Krisis demografi ini memiliki dampak yang luas. Penyusutan tenaga kerja mengancam produktivitas ekonomi, sementara basis pembayar pajak yang semakin kecil mempersulit pembiayaan sistem jaminan sosial, seperti pensiun dan layanan kesehatan. Dengan proyeksi bahwa populasi Jepang bisa turun dari 125 juta pada 2020 menjadi di bawah 90 juta pada 2060, pemerintah berada di bawah tekanan besar untuk bertindak cepat.

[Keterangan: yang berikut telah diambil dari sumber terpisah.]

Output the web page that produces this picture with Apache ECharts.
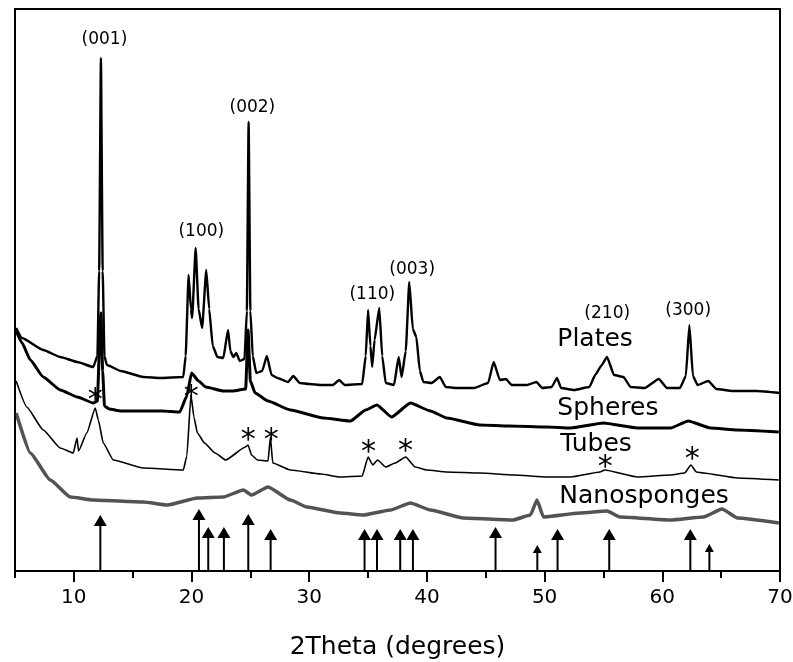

Biaya Persalinan: Beban yang Memberatkan
Salah satu penghalang utama bagi pasangan muda untuk memiliki anak adalah biaya persalinan yang tinggi. Berbeda dengan banyak negara lain, biaya persalinan normal di Jepang tidak ditanggung oleh asuransi kesehatan nasional, kecuali dalam kasus operasi seperti caesar. Sebagai gantinya, pemerintah memberikan subsidi sebesar ¥500.000 (sekitar Rp53 juta). Namun, data Kementerian Kesehatan Jepang menunjukkan bahwa pada 45% kasus antara Mei 2023 dan September 2024, subsidi ini tidak cukup untuk menutupi biaya persalinan yang sebenarnya.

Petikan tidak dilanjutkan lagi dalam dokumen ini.